6. Milaan: "Wie auto laat staan, wordt betaald"
U leest het goed: Milaan, met zijn reputatie van een vervuilde stad, is op de goede weg. Op dit moment test de stad een nieuwe methode om auto's uit het centrum te weren. Indien pendelaars hun wagen thuis laten, krijgen ze gratis vouchers voor het openbaar vervoer. Om gesjoemel uit te sluiten, wordt op het dashboard van de wagen een toestelletje geplaatst dat verbonden is met het internet en de 'whereabouts' van de wagen registreert.
7. Kopenhagen: "Fietser is koning"
Kopenhagen is bekend als hét schoolvoorbeeld van een autovrije stad. Veertig jaar geleden was het er even erg gesteld als in om het even welke grote stad. Nu trekt de helft van de bevolking er elke dag met de fiets naar het werk. Al in de jaren 60 introduceerde Kopenhagen voetgangerszones in het stadscentrum. In de volgende decennia werden meer en meer autovrije zones uitgerold. Nu telt de stad meer dan 300 kilometer fietslanen; nieuwe fietssnelwegen naar de voorsteden zijn in constructie. Kopenhagen kan de laagste auto-eigendomscijfers voorleggen: minder dan 30 procent van de inwoners bezit er een wagen.

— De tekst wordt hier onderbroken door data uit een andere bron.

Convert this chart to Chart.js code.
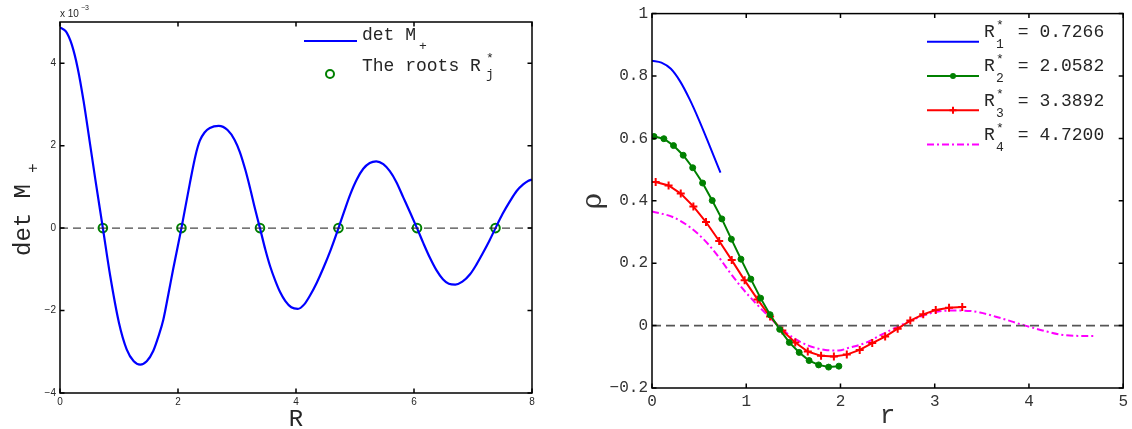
<!DOCTYPE html>
<html><head><meta charset="utf-8">
<script src="https://cdn.jsdelivr.net/npm/chart.js@4.4.1/dist/chart.umd.min.js"></script>
<style>
html,body{margin:0;padding:0;background:#fff;width:1132px;height:429px;overflow:hidden}
#c1{position:absolute;left:0;top:0}
#c2{position:absolute;left:566px;top:0}
</style></head><body>
<canvas id="c1" width="566" height="429"></canvas>
<canvas id="c2" width="566" height="429"></canvas>
<script>
// ---------- Left panel data (det M+, in units of 1e-3) ----------
const detR = [0, 0.1, 0.2, 0.3, 0.4, 0.5, 0.6, 0.7266, 0.85, 1.0, 1.13, 1.25, 1.36, 1.47, 1.58, 1.67, 1.75, 1.84, 1.92, 2.0582,
  2.2, 2.3, 2.37, 2.45, 2.54, 2.69, 2.84, 2.96, 3.05, 3.14, 3.22, 3.3, 3.3892,
  3.48, 3.56, 3.65, 3.73, 3.82, 3.92, 4.03, 4.14, 4.24, 4.35, 4.46, 4.59, 4.72,
  4.82, 4.92, 5.03, 5.14, 5.25, 5.36, 5.48, 5.59, 5.70, 5.82, 5.94, 6.0508,
  6.16, 6.27, 6.38, 6.49, 6.59, 6.70, 6.82, 6.95, 7.06, 7.17, 7.28, 7.3815,
  7.5, 7.63, 7.74, 7.85, 7.94, 8.0];
const detVal = [4.87, 4.77, 4.45, 3.88, 3.08, 2.13, 1.17, 0, -1.15, -2.30, -2.94, -3.23, -3.31, -3.23, -2.98, -2.62, -2.23, -1.58, -0.98, 0,
  1.08, 1.78, 2.12, 2.32, 2.43, 2.48, 2.38, 2.14, 1.84, 1.42, 0.98, 0.50, 0,
  -0.52, -0.92, -1.28, -1.55, -1.77, -1.92, -1.96, -1.85, -1.63, -1.33, -0.98, -0.52, 0,
  0.42, 0.82, 1.18, 1.44, 1.58, 1.62, 1.55, 1.38, 1.12, 0.74, 0.36, 0,
  -0.37, -0.72, -1.02, -1.24, -1.35, -1.37, -1.30, -1.12, -0.88, -0.60, -0.30, 0,
  0.34, 0.66, 0.90, 1.06, 1.15, 1.18];
const rootsR = [0.7266, 2.0582, 3.3892, 4.7200, 6.0508, 7.3815];
const leftZeroX = [0, 8];
const leftXTicks = [0, 2, 4, 6, 8];
const leftYTicks = [-4, -2, 0, 2, 4];

// ---------- Right panel data (rho vs r) ----------
const r1 = [0, 0.1, 0.2, 0.3, 0.4, 0.5, 0.6, 0.7266];
const rho1 = [0.849, 0.843, 0.823, 0.782, 0.725, 0.658, 0.585, 0.490];
const r2 = [0.021,0.126,0.228,0.331,0.432,0.537,0.639,0.741,0.842,0.944,1.049,1.152,1.253,1.355,1.457,1.562,1.667,1.768,1.874,1.983];
const rho2 = [0.606,0.599,0.577,0.546,0.506,0.457,0.401,0.342,0.277,0.213,0.149,0.088,0.035,-0.012,-0.054,-0.086,-0.112,-0.126,-0.133,-0.130];
const r3 = [0.039,0.176,0.305,0.439,0.573,0.713,0.846,0.983,1.120,1.253,1.383,1.520,1.653,1.794,1.930,2.067,2.204,2.337,2.474,2.607,2.741,2.878,3.011,3.152,3.292];
const rho3 = [0.460,0.449,0.423,0.382,0.332,0.271,0.210,0.145,0.084,0.029,-0.016,-0.054,-0.083,-0.097,-0.099,-0.093,-0.078,-0.056,-0.035,-0.010,0.016,0.036,0.050,0.057,0.060];
const r4 = [0, 0.22, 0.40, 0.54, 0.68, 0.82, 0.96, 1.10, 1.24, 1.34, 1.48, 1.66, 1.84, 1.98, 2.08, 2.26, 2.43, 2.61, 2.78, 2.96, 3.13, 3.31, 3.48, 3.70, 3.96, 4.19, 4.36, 4.54, 4.70];
const rho4 = [0.366, 0.348, 0.316, 0.279, 0.231, 0.173, 0.119, 0.072, 0.029, -0.001, -0.035, -0.064, -0.078, -0.080, -0.072, -0.056, -0.030, -0.003, 0.020, 0.040, 0.048, 0.048, 0.042, 0.024, 0.000, -0.019, -0.030, -0.033, -0.033];
const rightZeroX = [0, 5];
const rightXTicks = [0, 1, 2, 3, 4, 5];
const rightYTicks = [-0.2, 0, 0.2, 0.4, 0.6, 0.8, 1];
const legendSub = ['1', '2', '3', '4'];
const legendVal = ['0.7266', '2.0582', '3.3892', '4.7200'];

const xy = (xs, ys) => xs.map((x, i) => ({x, y: ys[i]}));
const MONO = '"Liberation Mono", "Courier New", monospace';
const SANS = '"Liberation Sans", Helvetica, Arial, sans-serif';

function boxTicks(xTicks, yTicks, len, lw) {
  return {
    id: 'boxTicks',
    afterDatasetsDraw(chart) {
      const {ctx, chartArea: a, scales: {x, y}} = chart;
      ctx.save();
      ctx.strokeStyle = '#000';
      ctx.lineWidth = lw;
      ctx.strokeRect(a.left, a.top, a.right - a.left, a.bottom - a.top);
      ctx.beginPath();
      xTicks.forEach(v => {
        const px = x.getPixelForValue(v);
        ctx.moveTo(px, a.bottom); ctx.lineTo(px, a.bottom - len);
        ctx.moveTo(px, a.top); ctx.lineTo(px, a.top + len);
      });
      yTicks.forEach(v => {
        const py = y.getPixelForValue(v);
        ctx.moveTo(a.left, py); ctx.lineTo(a.left + len, py);
        ctx.moveTo(a.right, py); ctx.lineTo(a.right - len, py);
      });
      ctx.stroke();
      ctx.restore();
    }
  };
}

function fmtNum(v) {
  const s = String(Math.round(v * 1000) / 1000);
  return v < 0 ? '\u2212' + s.slice(1) : s;
}

// ---------- Left chart ----------
const leftText = {
  id: 'leftText',
  afterDraw(chart) {
    const ctx = chart.ctx;
    ctx.save();
    ctx.fillStyle = '#262626';
    ctx.textBaseline = 'alphabetic';
    ctx.textAlign = 'left';
    ctx.font = '10px ' + SANS;
    ctx.fillText('x 10', 60, 17);
    ctx.font = '7px ' + SANS;
    ctx.fillText('\u22123', 81, 10);
    ctx.font = '24px ' + MONO;
    ctx.textAlign = 'center';
    ctx.fillText('R', chart.scales.x.getPixelForValue(4), 426);
    ctx.save();
    ctx.translate(30, 256);
    ctx.rotate(-Math.PI / 2);
    ctx.textAlign = 'left';
    ctx.font = '24px ' + MONO;
    ctx.fillText('det M', 0, 0);
    ctx.font = '16px ' + MONO;
    ctx.fillText('+', 83, 8);
    ctx.restore();
    // legend
    ctx.textAlign = 'left';
    ctx.strokeStyle = '#0000ff';
    ctx.lineWidth = 2;
    ctx.beginPath(); ctx.moveTo(304, 41); ctx.lineTo(357, 41); ctx.stroke();
    ctx.font = '18px ' + MONO;
    ctx.fillText('det M', 362, 40);
    ctx.font = '13px ' + MONO;
    ctx.fillText('+', 419, 50);
    ctx.strokeStyle = '#008000';
    ctx.beginPath(); ctx.arc(330, 74, 4, 0, Math.PI * 2); ctx.stroke();
    ctx.font = '18px ' + MONO;
    ctx.fillText('The roots R', 362, 71);
    ctx.font = '13px ' + MONO;
    ctx.fillText('*', 486, 62);
    ctx.fillText('j', 486, 78);
    ctx.restore();
  }
};

new Chart(document.getElementById('c1'), {
  type: 'line',
  data: {
    datasets: [
      {data: xy(leftZeroX, [0, 0]), borderColor: 'rgba(40,40,40,0.85)', borderWidth: 1.3, borderDash: [8, 5], pointRadius: 0},
      {data: xy(detR, detVal), borderColor: '#0000ff', borderWidth: 2.2, pointRadius: 0, cubicInterpolationMode: 'monotone'},
      {data: xy(rootsR, rootsR.map(() => 0)), showLine: false, pointRadius: 4.3, pointBorderWidth: 2, pointBorderColor: '#008000', pointBackgroundColor: 'rgba(0,0,0,0)'}
    ]
  },
  options: {
    responsive: false, animation: false, devicePixelRatio: 1,
    layout: {padding: {top: 22, right: 34, left: 0, bottom: 0}},
    plugins: {legend: {display: false}, tooltip: {enabled: false}},
    scales: {
      x: {
        type: 'linear', min: 0, max: 8,
        afterBuildTicks: s => { s.ticks = leftXTicks.map(v => ({value: v})); },
        afterFit: s => { s.height = 36; },
        grid: {display: false, drawTicks: false}, border: {display: false},
        ticks: {padding: 3, font: {family: SANS, size: 10}, color: '#262626', maxRotation: 0, autoSkip: false, callback: v => fmtNum(v)}
      },
      y: {
        type: 'linear', min: -4, max: 5,
        afterBuildTicks: s => { s.ticks = leftYTicks.map(v => ({value: v})); },
        afterFit: s => { s.width = 60; },
        grid: {display: false, drawTicks: false}, border: {display: false},
        ticks: {padding: 4, font: {family: SANS, size: 10}, color: '#262626', autoSkip: false, callback: v => fmtNum(v)}
      }
    }
  },
  plugins: [boxTicks(leftXTicks, leftYTicks, 4.5, 1.5), leftText]
});

// ---------- Right chart ----------
const rightText = {
  id: 'rightText',
  afterDraw(chart) {
    const ctx = chart.ctx;
    const ox = 566;
    ctx.save();
    ctx.fillStyle = '#333';
    ctx.textAlign = 'center';
    ctx.font = '26px ' + MONO;
    ctx.fillText('r', chart.scales.x.getPixelForValue(2.5), 423);
    ctx.save();
    ctx.translate(601 - ox, 201);
    ctx.rotate(-Math.PI / 2);
    ctx.font = '28px "DejaVu Serif", serif';
    ctx.fillText('\u03c1', 0, 0);
    ctx.restore();
    const colors = ['#0000ff', '#008000', '#ff0000', '#ff00ff'];
    ctx.textAlign = 'left';
    for (let i = 0; i < 4; i++) {
      const base = 37 + 34.3 * i;
      const ly = base + 4.7;
      ctx.strokeStyle = colors[i];
      ctx.lineWidth = 2;
      ctx.setLineDash(i === 3 ? [7, 3, 2, 3] : []);
      ctx.beginPath(); ctx.moveTo(927 - ox, ly); ctx.lineTo(979 - ox, ly); ctx.stroke();
      ctx.setLineDash([]);
      if (i === 1) {
        ctx.fillStyle = colors[1];
        ctx.beginPath(); ctx.arc(953 - ox, ly, 3, 0, Math.PI * 2); ctx.fill();
      }
      if (i === 2) {
        ctx.beginPath();
        ctx.moveTo(953 - ox - 3.5, ly); ctx.lineTo(953 - ox + 3.5, ly);
        ctx.moveTo(953 - ox, ly - 3.5); ctx.lineTo(953 - ox, ly + 3.5);
        ctx.stroke();
      }
      ctx.fillStyle = '#262626';
      ctx.font = '18px ' + MONO;
      ctx.fillText('R', 984 - ox, base);
      ctx.font = '13px ' + MONO;
      ctx.fillText('*', 996 - ox, base - 8);
      ctx.fillText(legendSub[i], 996 - ox, base + 11);
      ctx.font = '18px ' + MONO;
      ctx.fillText(' = ' + legendVal[i], 1007 - ox, base);
    }
    ctx.restore();
  }
};

new Chart(document.getElementById('c2'), {
  type: 'line',
  data: {
    datasets: [
      {data: xy(rightZeroX, [0, 0]), borderColor: '#555', borderWidth: 1.6, borderDash: [9, 5], pointRadius: 0},
      {data: xy(r1, rho1), borderColor: '#0000ff', borderWidth: 2, pointRadius: 0, cubicInterpolationMode: 'monotone'},
      {data: xy(r2, rho2), borderColor: '#008000', borderWidth: 2, pointRadius: 3, pointStyle: 'circle', pointBackgroundColor: '#008000', pointBorderColor: '#008000', pointBorderWidth: 1},
      {data: xy(r3, rho3), borderColor: '#ff0000', borderWidth: 2, pointRadius: 4, pointStyle: 'cross', pointBorderColor: '#ff0000', pointBorderWidth: 2},
      {data: xy(r4, rho4), borderColor: '#ff00ff', borderWidth: 2, borderDash: [7, 3, 2, 3], pointRadius: 0, cubicInterpolationMode: 'monotone'}
    ]
  },
  options: {
    responsive: false, animation: false, devicePixelRatio: 1,
    layout: {padding: {top: 12, right: 5, left: 0, bottom: 0}},
    plugins: {legend: {display: false}, tooltip: {enabled: false}},
    scales: {
      x: {
        type: 'linear', min: 0, max: 5,
        afterBuildTicks: s => { s.ticks = rightXTicks.map(v => ({value: v})); },
        afterFit: s => { s.height = 41; },
        grid: {display: false, drawTicks: false}, border: {display: false},
        ticks: {padding: 4, font: {family: MONO, size: 16}, color: '#333', maxRotation: 0, autoSkip: false, callback: v => String(v)}
      },
      y: {
        type: 'linear', min: -0.2, max: 1,
        afterBuildTicks: s => { s.ticks = rightYTicks.map(v => ({value: v})); },
        afterFit: s => { s.width = 86; },
        grid: {display: false, drawTicks: false}, border: {display: false},
        ticks: {padding: 4, font: {family: MONO, size: 16}, color: '#333', autoSkip: false, callback: v => String(Math.round(v * 10) / 10).replace('-', '\u2212')}
      }
    }
  },
  plugins: [boxTicks(rightXTicks, rightYTicks, 4.5, 1.5), rightText]
});
</script>
</body></html>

8. Gent: "Voortrekkersrol spelen"
Last but not least: ook in eigen land worden er inspanningen gedaan om de auto uit de stad te weren. Gent wil daarbij een voortrekkersrol spelen en koos er in zijn mobiliteitsplan duidelijk voor de auto terug te willen dringen. Een betere bewegwijzering voor fietsers en een uitbreiding van de publieke fietsparkings, meer trams en betere verbindingen, een zone 30 in het hele stadscentrum, een uitbreiding van de autoluwe zone en verkeerslussen die naar de stadsring leiden, zijn maar enkele van de maatregelen die daartoe moeten bijdragen.
Europese steden stellen het voorbeeld
De afgelopen honderd jaar heeft koning auto steeds meer terrein gewonnen. Maar het besef dat de auto eigenlijk niet thuishoort in een stedelijke context, groeit. De vervuiling en verkeersdoden zijn niet de enige problemen. In een stad is de wagen gewoonweg niet het meest praktische transportmiddel.
Een Britse studie wees onlangs uit dat automobilisten 106 dagen van hun leven spenderen met het zoeken naar parkeerplaatsen. Het verkeer in Londen beweegt zich trager vooruit dan een gemiddelde fietser. In Los Angeles brengen pendelaars 90 uur per jaar in de file door.
In eigen land stonden we vorig jaar gemiddeld 58 uur in de file. Die files worden overigens steeds langer, zo bleek gisteren nog
uit een mobiliteitsenquête van werkgeversfederatie Agoria. Negen op de tien werknemers in de hoofdstad zijn in vergelijking met 2012 gemiddeld een kwartier langer onderweg.
Om die redenen probeert een groeiend aantal steden koning auto te bannen in sommige buurten. Trucs die daarvoor toegepast worden, zijn boetes, een beter ontwerp en nieuwe apps. In Milaan worden pendelaars zelfs betaald om hun auto thuis te laten staan en de trein te nemen.
Dat deze veranderingen het snelst gebeuren in Europese steden, die gebouwd werden lang voor er auto's bestonden, is weinig verrassend. In uitgestrekte Amerikaanse voorsteden die ontworpen werden voor automobilisten, is het bannen van de auto een grotere uitdaging. En in enkele autominnende steden, zoals Sydney, gaat het zelfs de tegenovergestelde kant op. Hier wordt de voetgangersruimte beperkt om meer plaats te maken voor auto's.